Solomon went on: “We keep on telling the plaintiff’s lawyers, look, if you get rid of us [the dispute with the regulators], Encana is going to resolve this with you, cause they always do. That’s what they do. Encana has said, “Look, you know, we’re happy to pay for this, without admitting or denying liability … You know, it’s … this is a rounding error on our balance sheet, for God’s sakes. Would you stop being a nuisance?’”
“But the PR and the bad publicity that comes from it for everybody, is that even worth it?” asked O’Neill.
“Encana, ERCB, and Alberta Environment just don’t care about that either,” responded Solomon. “They just don’t care about bad publicity because … what tends to happen is that the people who go yapping to the media are typically seen as nutcases.”

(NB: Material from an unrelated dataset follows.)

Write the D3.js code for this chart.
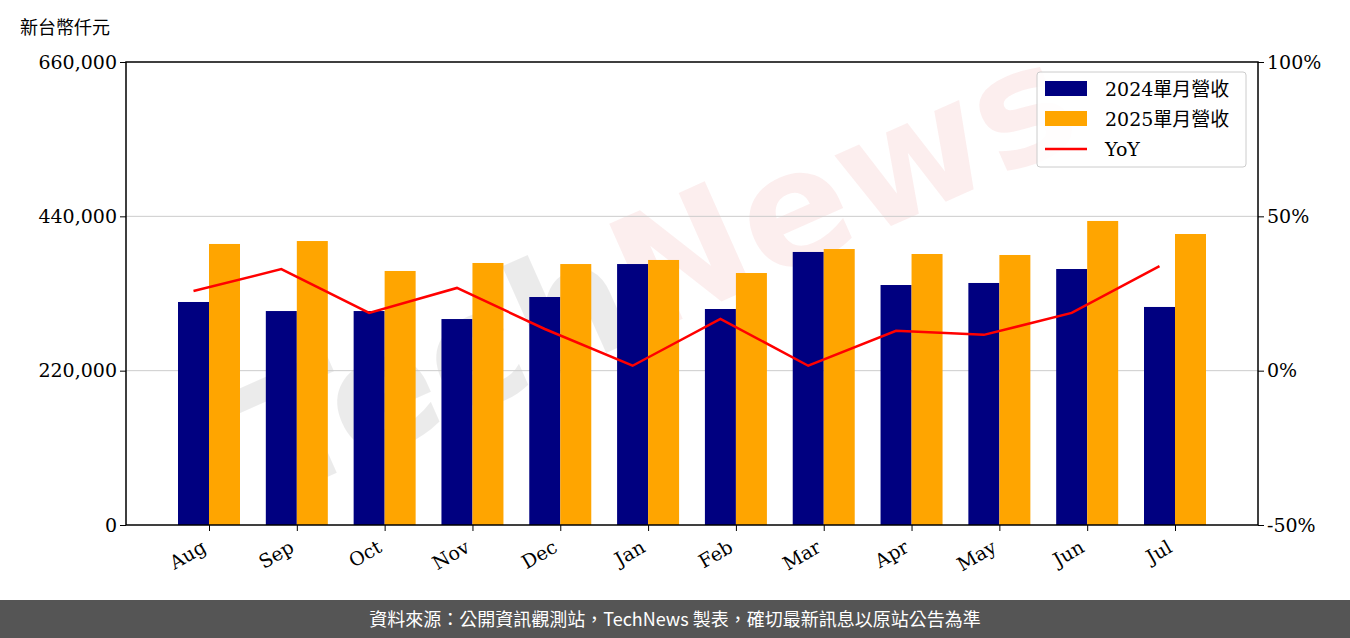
<!DOCTYPE html><html><head><meta charset="utf-8"><script src="https://cdn.jsdelivr.net/npm/d3@7"></script>
<style>body{margin:0;background:#fff}</style></head><body><svg id="c" width="1350" height="638"></svg>
<script>
const months=["Aug","Sep","Oct","Nov","Dec","Jan","Feb","Mar","Apr","May","Jun","Jul"];
const rev2024=[317900,305000,305000,293600,325000,372000,307900,389200,342100,345000,364900,310800];
const rev2025=[400600,404800,362100,373500,372000,377800,359200,393400,386300,384900,433400,414800];
const yoy=[25.8,32.9,18.7,26.8,13.5,1.6,16.8,1.6,12.9,11.6,18.7,33.9];
const leftTicks=[0,220000,440000,660000];
const rightTicks=[-50,0,50,100];
const svg=d3.select("#c");
const L=126,R=1258,T=62,B=525;
const font="DejaVu Serif";
const x=d3.scalePoint().domain(months).range([209,1175]);
const bw=31;
const y=d3.scaleLinear().domain([0,660000]).range([B,T]);
const y2=d3.scaleLinear().domain([-50,100]).range([B,T]);
const wm=svg.append("text").attr("x",680).attr("y",320).attr("text-anchor","middle").attr("transform","rotate(-24,680,320)")
 .attr("font-family","DejaVu Sans").attr("font-weight","bold").attr("font-size",160);
wm.append("tspan").attr("fill","#000").attr("fill-opacity",0.08).text("Tech");
wm.append("tspan").attr("fill","#d42020").attr("fill-opacity",0.08).text("News");
svg.append("g").selectAll("line").data(leftTicks.slice(1,3)).join("line").attr("x1",L).attr("x2",R).attr("y1",d=>y(d)).attr("y2",d=>y(d)).attr("stroke","#ccc");
svg.append("g").selectAll("rect").data(rev2024).join("rect").attr("x",(d,i)=>x(months[i])-bw).attr("width",bw).attr("y",d=>y(d)).attr("height",d=>B-y(d)).attr("fill","#000080");
svg.append("g").selectAll("rect").data(rev2025).join("rect").attr("x",(d,i)=>x(months[i])).attr("width",bw).attr("y",d=>y(d)).attr("height",d=>B-y(d)).attr("fill","#FFA500");
svg.append("path").datum(yoy).attr("fill","none").attr("stroke","red").attr("stroke-width",2.5)
 .attr("d",d3.line().x((d,i)=>x(months[i])-bw/2).y(d=>y2(d)));
const ax=svg.append("g").attr("transform",`translate(0,${B})`).call(d3.axisBottom(x).tickSize(6));
const ay=svg.append("g").attr("transform",`translate(${L},0)`).call(d3.axisLeft(y).tickValues(leftTicks).tickFormat(d3.format(",")).tickSize(6));
const ay2=svg.append("g").attr("transform",`translate(${R},0)`).call(d3.axisRight(y2).tickValues(rightTicks).tickFormat(d=>d+"%").tickSize(6));
[ax,ay,ay2].forEach(g=>{g.selectAll("text").attr("font-family",font).attr("font-size",19).attr("fill","#000");g.select(".domain").remove();g.selectAll("line").attr("stroke","#000")});
ax.selectAll("text").attr("x",0).attr("y",0).attr("dy",0).attr("dx",0).attr("text-anchor","end").attr("transform","translate(-2,26) rotate(-30)");
svg.append("rect").attr("x",L).attr("y",T).attr("width",R-L).attr("height",B-T).attr("fill","none").attr("stroke","#000").attr("stroke-width",1.5);
svg.append("text").attr("x",20).attr("y",34).attr("font-family","Noto Sans CJK TC").attr("font-size",18).text("新台幣仟元");
const lg=svg.append("g").attr("transform","translate(1037,72)");
lg.append("rect").attr("width",209).attr("height",95).attr("rx",3).attr("fill","#fff").attr("fill-opacity",0.85).attr("stroke","#ccc");
const items=[["2024單月營收","#000080","r"],["2025單月營收","#FFA500","r"],["YoY","red","l"]];
items.forEach((it,i)=>{const yy=17+i*30;
 if(it[2]=="r")lg.append("rect").attr("x",8).attr("y",yy-8).attr("width",42).attr("height",15).attr("fill",it[1]);
 else lg.append("line").attr("x1",8).attr("x2",50).attr("y1",yy).attr("y2",yy).attr("stroke",it[1]).attr("stroke-width",2.5);
 lg.append("text").attr("x",68).attr("y",yy+7).attr("font-family",font+",Noto Sans CJK TC").attr("font-size",19).text(it[0]);});
svg.append("rect").attr("x",0).attr("y",600).attr("width",1350).attr("height",38).attr("fill","#555");
svg.append("text").attr("x",675).attr("y",626).attr("text-anchor","middle").attr("fill","#fff").attr("font-family","Noto Sans CJK TC").attr("font-size",18).text("資料來源：公開資訊觀測站，TechNews 製表，確切最新訊息以原站公告為準");
</script></body></html>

O’Neill then asked a direct question. “On your experience with fracking and stuff, where, what’s the success rate?” O’Neill noted that Quicksilver had had a claim filed against them by Dale Zimmerman, the Wetaskiwin farmer, involving fracking and groundwater contamination. “What’s the Canadian climate for that kind of stuff? Is it worth a fight?”

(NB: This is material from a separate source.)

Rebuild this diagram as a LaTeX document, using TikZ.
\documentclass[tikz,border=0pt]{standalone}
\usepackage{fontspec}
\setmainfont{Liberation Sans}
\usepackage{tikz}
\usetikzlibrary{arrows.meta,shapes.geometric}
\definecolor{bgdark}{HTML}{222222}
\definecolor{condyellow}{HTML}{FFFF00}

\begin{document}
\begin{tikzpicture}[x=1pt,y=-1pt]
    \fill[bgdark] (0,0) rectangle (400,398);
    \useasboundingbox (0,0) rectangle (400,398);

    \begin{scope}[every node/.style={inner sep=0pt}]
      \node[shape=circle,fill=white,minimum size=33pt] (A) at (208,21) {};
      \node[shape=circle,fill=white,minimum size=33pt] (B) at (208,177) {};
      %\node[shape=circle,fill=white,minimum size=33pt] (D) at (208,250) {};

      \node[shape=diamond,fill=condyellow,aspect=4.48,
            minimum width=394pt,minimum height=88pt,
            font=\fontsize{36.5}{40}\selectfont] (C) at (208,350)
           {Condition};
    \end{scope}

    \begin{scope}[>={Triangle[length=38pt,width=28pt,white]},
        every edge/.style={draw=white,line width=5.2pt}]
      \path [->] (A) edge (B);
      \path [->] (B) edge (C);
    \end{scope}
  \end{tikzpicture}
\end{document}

“I’m not aware of any cases that have gone to trial where fracking damage has been successfully proved,” Solomon replied. “But, again, most of these cases resolve. ‘Okay, we damaged your water well. We’ll just set you up with potable water through a tank system forever, because, you know, we just spent a million dollars drilling this well that we made a hundred million on. And it’s costing us an extra three hundred thousand. We’re okay.’”

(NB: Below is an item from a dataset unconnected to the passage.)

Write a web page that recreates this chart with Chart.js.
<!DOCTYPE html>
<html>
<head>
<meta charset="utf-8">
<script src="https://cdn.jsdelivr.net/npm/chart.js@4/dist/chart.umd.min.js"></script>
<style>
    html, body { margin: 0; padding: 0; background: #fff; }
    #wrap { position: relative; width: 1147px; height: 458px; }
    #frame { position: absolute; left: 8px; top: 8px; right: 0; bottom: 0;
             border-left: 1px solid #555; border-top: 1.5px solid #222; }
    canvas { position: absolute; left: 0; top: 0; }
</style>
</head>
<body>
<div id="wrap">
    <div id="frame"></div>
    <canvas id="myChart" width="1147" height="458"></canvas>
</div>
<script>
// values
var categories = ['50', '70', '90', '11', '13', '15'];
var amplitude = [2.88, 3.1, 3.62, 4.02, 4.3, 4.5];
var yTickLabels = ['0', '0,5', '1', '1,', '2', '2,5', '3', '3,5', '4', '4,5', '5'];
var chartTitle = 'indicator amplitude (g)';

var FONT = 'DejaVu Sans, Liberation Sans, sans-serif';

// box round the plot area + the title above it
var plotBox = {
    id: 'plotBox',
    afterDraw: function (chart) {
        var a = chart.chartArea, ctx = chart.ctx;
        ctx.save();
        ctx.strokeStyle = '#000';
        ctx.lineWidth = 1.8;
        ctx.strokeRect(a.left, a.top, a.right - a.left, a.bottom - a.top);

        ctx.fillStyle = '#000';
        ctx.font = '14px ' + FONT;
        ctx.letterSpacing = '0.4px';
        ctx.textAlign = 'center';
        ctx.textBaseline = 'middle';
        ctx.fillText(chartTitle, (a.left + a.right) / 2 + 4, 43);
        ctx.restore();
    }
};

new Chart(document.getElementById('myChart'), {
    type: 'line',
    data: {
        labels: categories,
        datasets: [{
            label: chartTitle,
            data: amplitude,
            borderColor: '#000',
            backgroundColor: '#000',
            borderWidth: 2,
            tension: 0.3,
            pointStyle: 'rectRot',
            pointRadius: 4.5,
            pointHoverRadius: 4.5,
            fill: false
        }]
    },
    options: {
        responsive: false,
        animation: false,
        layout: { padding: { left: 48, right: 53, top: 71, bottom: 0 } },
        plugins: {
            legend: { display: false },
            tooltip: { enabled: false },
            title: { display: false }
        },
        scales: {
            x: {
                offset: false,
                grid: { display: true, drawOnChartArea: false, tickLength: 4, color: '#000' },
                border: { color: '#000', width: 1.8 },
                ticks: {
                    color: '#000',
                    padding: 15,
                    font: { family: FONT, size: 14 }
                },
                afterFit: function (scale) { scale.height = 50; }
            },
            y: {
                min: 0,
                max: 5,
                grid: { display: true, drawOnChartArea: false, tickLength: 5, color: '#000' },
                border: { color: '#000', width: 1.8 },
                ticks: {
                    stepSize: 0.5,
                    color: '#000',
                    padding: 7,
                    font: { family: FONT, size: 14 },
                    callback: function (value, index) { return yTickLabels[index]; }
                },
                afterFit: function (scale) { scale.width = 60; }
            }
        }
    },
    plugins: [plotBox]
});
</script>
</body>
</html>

Solomon elaborated on the industry’s attitude: “‘You know, we don’t need to litigate with you, we don’t even need to know that it was our fault. We’re just happy to pay you. And by the way, by doing that you shut up, the regulators stay off our back, we get to do it again down the street.’ And so that’s the oil company approach on these [things]. The people who typically are suing are getting a lot of resistance, and it’s a knock-’em-down, drag-’em-out brawl, where the oil companies are not resolving it. If you drag in the regulators, I can tell you from experience … it’s Word War III. And Encana, Alberta Environment, and the ERCB, as it turns out, all have effectively unlimited resources. You know they have office towers full of experts. They have bank accounts full of cash. The cost of having even an army of lawyers is something that they wouldn’t even notice, and they don’t have to answer for it. So anyone who wants to pick that fight is literally crazy.”